The part of the Consideration which is payable by cash by the Purchaser (i.e. RMB100,000,000) to the Vendors, shall be financed by the internal resources of the Purchaser.
After the allotment and issue of Z.TECH Consideration Shares, the Vendors shall hold approximately 10.66% of the issued share capital of Z.TECH in aggregate. The number of Z.TECH Consideration Shares to be issued is based on the valuation of the interest in Orange Triangle Inc. (100%), Beijing Rongshang (100%) and Huicong Yunshang (65.6%) held or to be held by Z.TECH as at 9 December 2018 using market approach by an independent valuer at approximately RMB2,740,000,000.
Performance Target and adjustment mechanism
The part of the Consideration which is payable to the Vendors by the allotment and issuance of the aggregate number of the Z.TECH Consideration Shares is subject to repurchase and cancellation on the basis of the Performance Target.

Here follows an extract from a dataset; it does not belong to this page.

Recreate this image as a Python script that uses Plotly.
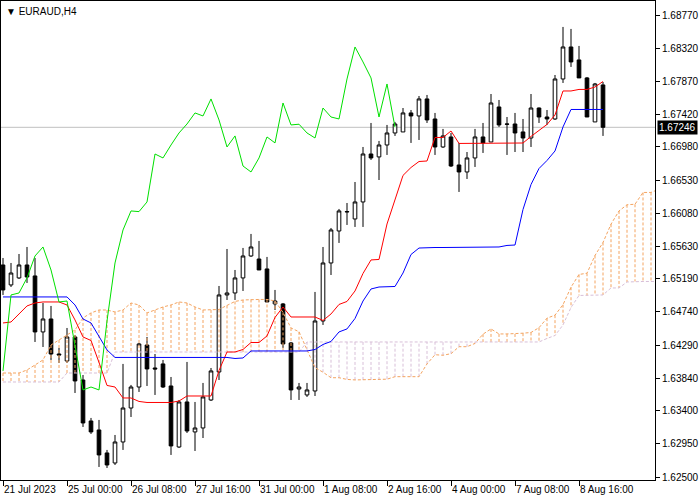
import plotly.graph_objects as go

# ---------------- data ----------------
bars = list(range(76))

open_ = [1.65378, 1.65107, 1.65202, 1.65378, 1.65229, 1.64469, 1.64645, 1.64170, 1.64075, 1.64401,
         1.63817, 1.63261, 1.63139, 1.62827, 1.62691, 1.62976, 1.63437, 1.63722, 1.64292, 1.63980,
         1.64035, 1.63736, 1.62908, 1.63519, 1.63112, 1.63166, 1.63546, 1.63926, 1.64971, 1.64998,
         1.65202, 1.65500, 1.65459, 1.65324, 1.64849, 1.64849, 1.64320, 1.63695, 1.63614, 1.63668,
         1.64618, 1.65405, 1.65839, 1.66097, 1.66002, 1.66233, 1.66884, 1.66844, 1.67006, 1.67169,
         1.67183, 1.67441, 1.67400, 1.67631, 1.67359, 1.66979, 1.67115, 1.66735, 1.66640, 1.66830,
         1.67115, 1.67047, 1.67522, 1.67291, 1.67291, 1.67183, 1.67101, 1.67508, 1.67386, 1.67359,
         1.67902, 1.68336, 1.68160, 1.67916, 1.67319, 1.67821]
high = [1.65473, 1.65405, 1.65527, 1.65622, 1.65473, 1.64862, 1.64822, 1.64252, 1.64523, 1.64428,
        1.63885, 1.63302, 1.63275, 1.62868, 1.63071, 1.64035, 1.63750, 1.64320, 1.64401, 1.64170,
        1.64089, 1.63858, 1.63546, 1.64062, 1.63519, 1.63777, 1.63980, 1.65093, 1.65595, 1.65310,
        1.65609, 1.65799, 1.65704, 1.65487, 1.65039, 1.64862, 1.64333, 1.63777, 1.63777, 1.65012,
        1.65622, 1.65880, 1.66138, 1.66219, 1.66504, 1.66979, 1.67305, 1.67061, 1.67278, 1.67319,
        1.67508, 1.67481, 1.67671, 1.67685, 1.67441, 1.67224, 1.67169, 1.67034, 1.66911, 1.67224,
        1.67305, 1.67698, 1.67617, 1.67386, 1.67441, 1.67359, 1.67698, 1.67515, 1.67481, 1.67956,
        1.68608, 1.68581, 1.68350, 1.67929, 1.67848, 1.67861]
low = [1.64971, 1.65079, 1.65188, 1.65134, 1.64333, 1.64265, 1.64089, 1.64048, 1.64048, 1.63641,
       1.63180, 1.63085, 1.62637, 1.62623, 1.62664, 1.62868, 1.63315, 1.63655, 1.63736, 1.63614,
       1.63709, 1.62800, 1.62895, 1.63098, 1.62854, 1.63030, 1.63532, 1.63817, 1.64903, 1.64903,
       1.65025, 1.65487, 1.65310, 1.64876, 1.64767, 1.64252, 1.63546, 1.63546, 1.63587, 1.63600,
       1.64564, 1.65242, 1.65677, 1.65921, 1.65894, 1.65894, 1.66803, 1.66531, 1.66871, 1.67129,
       1.67183, 1.67034, 1.67074, 1.67305, 1.66871, 1.66966, 1.66708, 1.66369, 1.66545, 1.66708,
       1.66898, 1.67047, 1.67251, 1.66871, 1.66911, 1.66911, 1.66979, 1.67305, 1.67278, 1.67346,
       1.67848, 1.68065, 1.67916, 1.67386, 1.67319, 1.67129]
close = [1.65039, 1.65269, 1.65378, 1.65215, 1.64469, 1.64645, 1.64170, 1.64157, 1.64401, 1.63804,
         1.63234, 1.63112, 1.62800, 1.62664, 1.62976, 1.63437, 1.63722, 1.64306, 1.63967, 1.63967,
         1.63722, 1.62922, 1.63519, 1.63125, 1.63166, 1.63587, 1.63940, 1.64971, 1.64998, 1.65202,
         1.65500, 1.65622, 1.65310, 1.64876, 1.64889, 1.64306, 1.63682, 1.63722, 1.63682, 1.64618,
         1.65405, 1.65853, 1.66111, 1.66102, 1.66233, 1.66884, 1.66830, 1.67006, 1.67169, 1.67291,
         1.67441, 1.67400, 1.67631, 1.67346, 1.66979, 1.67129, 1.66721, 1.66640, 1.66830, 1.67115,
         1.67034, 1.67576, 1.67278, 1.67288, 1.67169, 1.67101, 1.67508, 1.67386, 1.67359, 1.67902,
         1.68336, 1.68133, 1.67916, 1.67386, 1.67834, 1.67246]

tenkan = [1.64591, 1.64604, 1.64713, 1.64822, 1.64862, 1.64876, 1.64876, 1.64876, 1.64835, 1.64632,
          1.64401, 1.64353, 1.64055, 1.63743, 1.63722, 1.63573, 1.63573, 1.63526, 1.63512, 1.63512,
          1.63512, 1.63512, 1.63532, 1.63600, 1.63600, 1.63600, 1.63600, 1.63946, 1.64197, 1.64197,
          1.64231, 1.64326, 1.64326, 1.64415, 1.64666, 1.64808, 1.64672, 1.64672, 1.64672, 1.64672,
          1.64625, 1.64713, 1.64842, 1.64883, 1.65025, 1.65263, 1.65446, 1.65453, 1.65934, 1.66280,
          1.66593, 1.66701, 1.66782, 1.66789, 1.67108, 1.67108, 1.67196, 1.67027, 1.67027, 1.67027,
          1.67027, 1.67033, 1.67033, 1.67033, 1.67033, 1.67033, 1.67122, 1.67203, 1.67285, 1.67413,
          1.67739, 1.67739, 1.67760, 1.67760, 1.67793, 1.67868]

kijun = [1.64944, 1.64944, 1.64944, 1.64944, 1.64944, 1.64944, 1.64944, 1.64944, 1.64944, 1.64835,
         1.64645, 1.64591, 1.64401, 1.64225, 1.64123, 1.64123, 1.64123, 1.64123, 1.64123, 1.64123,
         1.64123, 1.64123, 1.64123, 1.64123, 1.64123, 1.64123, 1.64123, 1.64123, 1.64123, 1.64109,
         1.64116, 1.64211, 1.64211, 1.64211, 1.64211, 1.64211, 1.64211, 1.64211, 1.64211, 1.64231,
         1.64299, 1.64340, 1.64469, 1.64510, 1.64652, 1.64889, 1.65052, 1.65079, 1.65079, 1.65086,
         1.65269, 1.65520, 1.65608, 1.65615, 1.65615, 1.65615, 1.65615, 1.65615, 1.65615, 1.65615,
         1.65615, 1.65622, 1.65622, 1.65643, 1.65649, 1.66131, 1.66470, 1.66687, 1.66796, 1.66925,
         1.67251, 1.67488, 1.67488, 1.67488, 1.67488, 1.67488]

# lagging span: plotted 26 bars back (bars 0..49)
chikou = [1.63940, 1.64971, 1.64998, 1.65202, 1.65500, 1.65622, 1.65310, 1.64876, 1.64889, 1.64306,
          1.63682, 1.63722, 1.63682, 1.64618, 1.65405, 1.65853, 1.66111, 1.66102, 1.66233, 1.66884,
          1.66830, 1.67006, 1.67169, 1.67291, 1.67441, 1.67400, 1.67631, 1.67346, 1.66979, 1.67129,
          1.66721, 1.66640, 1.66830, 1.67115, 1.67034, 1.67576, 1.67278, 1.67288, 1.67169, 1.67101,
          1.67508, 1.67386, 1.67359, 1.67902, 1.68336, 1.68133, 1.67916, 1.67386, 1.67834, 1.67246]

# leading spans, bars 0..82 (cloud projected forward)
senkou_a = [1.63912, 1.63912, 1.63912, 1.63953, 1.64021, 1.64089, 1.64292, 1.64360, 1.64428, 1.64496,
            1.64659, 1.64727, 1.64767, 1.64767, 1.64740, 1.64767, 1.64862, 1.64835, 1.64727, 1.64767,
            1.64808, 1.64835, 1.64876, 1.64862, 1.64808, 1.64767, 1.64768, 1.64774, 1.64829, 1.64883,
            1.64903, 1.64910, 1.64910, 1.64910, 1.64890, 1.64734, 1.64523, 1.64472, 1.64228, 1.63984,
            1.63923, 1.63848, 1.63848, 1.63825, 1.63818, 1.63818, 1.63818, 1.63818, 1.63828, 1.63862,
            1.63862, 1.63862, 1.63862, 1.64035, 1.64160, 1.64153, 1.64174, 1.64269, 1.64269, 1.64313,
            1.64439, 1.64510, 1.64442, 1.64442, 1.64442, 1.64452, 1.64462, 1.64527, 1.64656, 1.64697,
            1.64839, 1.65076, 1.65249, 1.65266, 1.65507, 1.65683, 1.65931, 1.66111, 1.66195, 1.66202,
            1.66362, 1.66362, 1.66406]
senkou_b = [1.63790, 1.63790, 1.63790, 1.63790, 1.63790, 1.63790, 1.63790, 1.63790, 1.63912, 1.63912,
            1.63912, 1.63912, 1.63912, 1.63912, 1.64197, 1.64197, 1.64197, 1.64197, 1.64197, 1.64197,
            1.64197, 1.64197, 1.64197, 1.64197, 1.64197, 1.64197, 1.64197, 1.64197, 1.64197, 1.64197,
            1.64197, 1.64197, 1.64197, 1.64197, 1.64197, 1.64197, 1.64197, 1.64197, 1.64333, 1.64333,
            1.64333, 1.64333, 1.64333, 1.64333, 1.64333, 1.64333, 1.64333, 1.64333, 1.64333, 1.64333,
            1.64333, 1.64333, 1.64333, 1.64333, 1.64333, 1.64333, 1.64333, 1.64333, 1.64333, 1.64333,
            1.64333, 1.64333, 1.64333, 1.64333, 1.64333, 1.64333, 1.64333, 1.64333, 1.64381, 1.64421,
            1.64564, 1.64801, 1.64964, 1.64964, 1.64964, 1.64971, 1.65066, 1.65066, 1.65147, 1.65154,
            1.65154, 1.65154, 1.65154]

time_tick_bars = [0, 8, 16, 24, 32, 40, 48, 56, 64, 72]
time_tick_labels = ["21 Jul 2023", "25 Jul 00:00", "26 Jul 08:00", "27 Jul 16:00", "31 Jul 00:00",
                    "1 Aug 08:00", "2 Aug 16:00", "4 Aug 00:00", "7 Aug 08:00", "8 Aug 16:00"]
price_ticks = [1.68770, 1.68320, 1.67870, 1.67420, 1.66980, 1.66530, 1.66080, 1.65630,
               1.65190, 1.64740, 1.64290, 1.63840, 1.63400, 1.62950, 1.62500]
last_price = 1.67246
symbol_label = "EURAUD,H4"

# ---------------- figure ----------------
FONT = "Liberation Sans, Arial, sans-serif"
fig = go.Figure()

# kumo hatching (vertical dotted strokes between the two leading spans)
ux, uy, dx, dy = [], [], [], []
for j, (a, b) in enumerate(zip(senkou_a, senkou_b)):
    if a >= b:
        ux += [j, j, None]; uy += [a, b, None]
    else:
        dx += [j, j, None]; dy += [a, b, None]
fig.add_trace(go.Scatter(x=ux, y=uy, mode="lines", hoverinfo="skip",
                         line=dict(color="#F4A460", width=1, dash="3px,2px")))
fig.add_trace(go.Scatter(x=dx, y=dy, mode="lines", hoverinfo="skip",
                         line=dict(color="#D8BFD8", width=1, dash="3px,2px")))
fig.add_trace(go.Scatter(x=list(range(len(senkou_a))), y=senkou_a, mode="lines", hoverinfo="skip",
                         line=dict(color="#F4A460", width=1, dash="3px,2px")))
fig.add_trace(go.Scatter(x=list(range(len(senkou_b))), y=senkou_b, mode="lines", hoverinfo="skip",
                         line=dict(color="#D8BFD8", width=1, dash="3px,2px")))

fig.add_trace(go.Candlestick(
    x=bars, open=open_, high=high, low=low, close=close,
    increasing=dict(line=dict(color="black", width=1), fillcolor="white"),
    decreasing=dict(line=dict(color="black", width=1), fillcolor="black"),
    whiskerwidth=0, hoverinfo="skip"))

fig.add_trace(go.Scatter(x=bars, y=tenkan, mode="lines", line=dict(color="#FF0000", width=1), hoverinfo="skip"))
fig.add_trace(go.Scatter(x=bars, y=kijun, mode="lines", line=dict(color="#0000FF", width=1), hoverinfo="skip"))
fig.add_trace(go.Scatter(x=list(range(len(chikou))), y=chikou, mode="lines",
                         line=dict(color="#00E000", width=1), hoverinfo="skip"))

fig.add_shape(type="line", xref="paper", x0=0, x1=1, yref="y", y0=last_price, y1=last_price,
              line=dict(color="#C0C0C0", width=1), layer="below")

fig.add_annotation(xref="paper", x=1, xanchor="left", xshift=2, yref="y", y=last_price,
                   text=f"{last_price:.5f}", showarrow=False, bgcolor="black",
                   font=dict(color="white", size=10, family=FONT), borderpad=1)
fig.add_annotation(xref="paper", x=0, xanchor="left", xshift=3, yref="paper", y=1, yanchor="top",
                   yshift=-3, text="\u25BC " + symbol_label, showarrow=False,
                   font=dict(color="black", size=10, family=FONT))

fig.update_layout(
    width=700, height=500, margin=dict(l=1, r=45, t=1, b=20),
    paper_bgcolor="white", plot_bgcolor="white", showlegend=False,
    boxgap=0.35, hovermode=False,
    font=dict(family=FONT, size=10, color="black"),
    xaxis=dict(range=[-0.25, 81.5], showgrid=False, zeroline=False, showline=True, mirror=True,
               linecolor="black", linewidth=1, ticks="outside", ticklen=5, tickcolor="black",
               tickvals=time_tick_bars, ticktext=time_tick_labels, ticklabelposition="outside right",
               rangeslider=dict(visible=False), tickfont=dict(size=10, family=FONT)),
    yaxis=dict(side="right", range=[1.62460, 1.68960], showgrid=False, zeroline=False, showline=True,
               mirror=True, linecolor="black", linewidth=1, ticks="outside", ticklen=4,
               tickcolor="black", tickvals=price_ticks, ticktext=[f"{v:.5f}" for v in price_ticks],
               tickfont=dict(size=10, family=FONT)),
)

fig.write_html("out.html", config={"displayModeBar": False, "staticPlot": True},
               post_script="document.body.style.margin='0';document.body.style.overflow='hidden';")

Pursuant to the Sale and Purchase Agreement, the Vendor Guarantors jointly, severally and irrevocably covenant and undertake to the Purchaser that Beijing Rongshang shall achieve the Performance Target (i.e. a GMV of RMB1,800,000,000) for the financial year ending 31 December 2019.
The Performance Target shall be based on the audited report which shall be issued within 30 business days of the end of each Performance Undertaking Year and prepared by the auditors jointly appointed by the parties.

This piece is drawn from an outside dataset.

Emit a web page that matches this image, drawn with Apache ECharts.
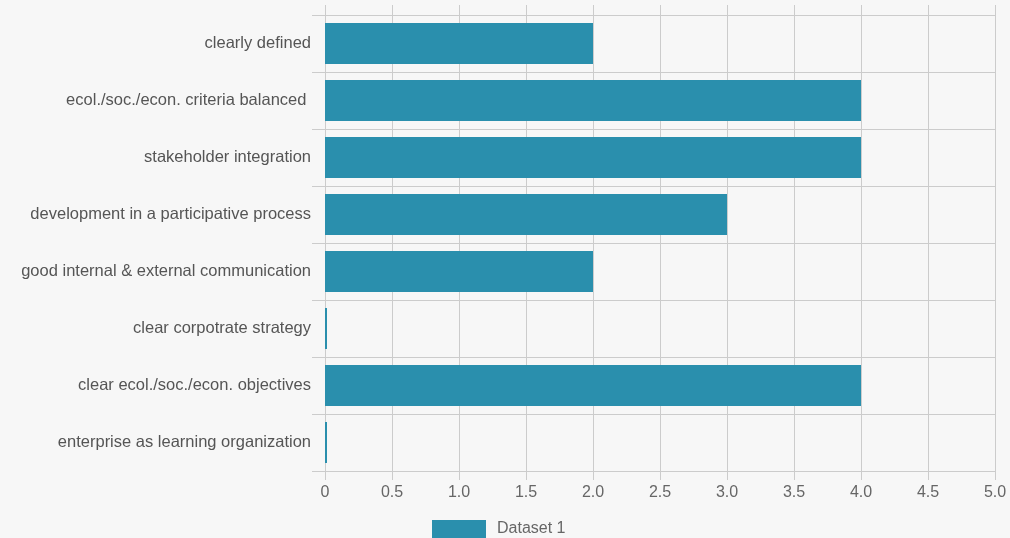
<!DOCTYPE html>
<html>
<head>
<meta charset="utf-8">
<script src="https://cdn.jsdelivr.net/npm/echarts@6/dist/echarts.min.js"></script>
<style>
html, body { margin: 0; padding: 0; background: #f7f7f7; }
#chart { width: 1010px; height: 538px; }
</style>
</head>
<body>
<div id="chart"></div>
<script>
var categories = [
    'clearly defined',
    'ecol./soc./econ. criteria balanced ',
    'stakeholder integration',
    'development in a participative process',
    'good internal & external communication',
    'clear corpotrate strategy',
    'clear ecol./soc./econ. objectives',
    'enterprise as learning organization'
];
var dataset1 = [2, 4, 4, 3, 2, 0, 4, 0];
var xTicks = { min: 0, max: 5, step: 0.5 };

var chart = echarts.init(document.getElementById('chart'));
var gridColor = '#cccccc';
var textColor = '#666666';

chart.setOption({
    backgroundColor: '#f7f7f7',
    textStyle: { fontFamily: 'Liberation Sans, Arial, sans-serif' },
    grid: { left: 325, right: 15, top: 15, bottom: 67 },
    legend: {
        bottom: -5,
        left: 427,
        itemWidth: 54,
        itemHeight: 18,
        itemGap: 10,
        icon: 'rect',
        textStyle: { fontSize: 16, color: textColor, padding: [0, 0, 0, 6] },
        data: ['Dataset 1']
    },
    xAxis: [{
        type: 'value',
        position: 'bottom',
        min: xTicks.min,
        max: xTicks.max,
        interval: xTicks.step,
        axisLine: { show: true, lineStyle: { color: gridColor } },
        axisTick: { show: true, length: 9, lineStyle: { color: gridColor } },
        splitLine: { show: true, lineStyle: { color: gridColor } },
        axisLabel: {
            color: textColor, fontSize: 16, margin: 14,
            formatter: function (v) { return v === 0 ? '0' : v.toFixed(1); }
        }
    }, {
        type: 'value',
        position: 'top',
        min: xTicks.min,
        max: xTicks.max,
        interval: xTicks.step,
        axisLine: { show: false },
        axisTick: { show: true, length: 10, lineStyle: { color: gridColor } },
        splitLine: { show: false },
        axisLabel: { show: false }
    }],
    yAxis: {
        type: 'category',
        inverse: true,
        data: categories,
        axisLine: { show: true, lineStyle: { color: gridColor } },
        axisTick: { show: true, length: 13, alignWithLabel: false, lineStyle: { color: gridColor } },
        splitLine: { show: true, lineStyle: { color: gridColor } },
        axisLabel: { color: '#555555', fontSize: 16.5, margin: 14 }
    },
    series: [{
        name: 'Dataset 1',
        type: 'bar',
        xAxisIndex: 0,
        data: dataset1,
        barCategoryGap: '28%',
        barMinHeight: 2,
        itemStyle: { color: '#2a8fad' }
    }]
});
</script>
</body>
</html>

If the Performance Target cannot be achieved, the Purchaser shall have the right, at its absolute discretion, to repurchase and cancel all or part of the Z.TECH Consideration Shares held by each of the Vendors at HK$1 in accordance with the following formula:
Each of the Vendor’s proportion of the allotted Z.TECH Consideration Shares x (1 – actual GMV for the Performance Undertaking Year/Performance Target).
The Vendor Guarantors further agree to achieve, on a best effort basis, the GMV of Beijing Rongshang of RMB4,000,000,000 and RMB9,000,000,000, for each of the two financial years ending 31 December 2020 and 31 December 2021 respectively.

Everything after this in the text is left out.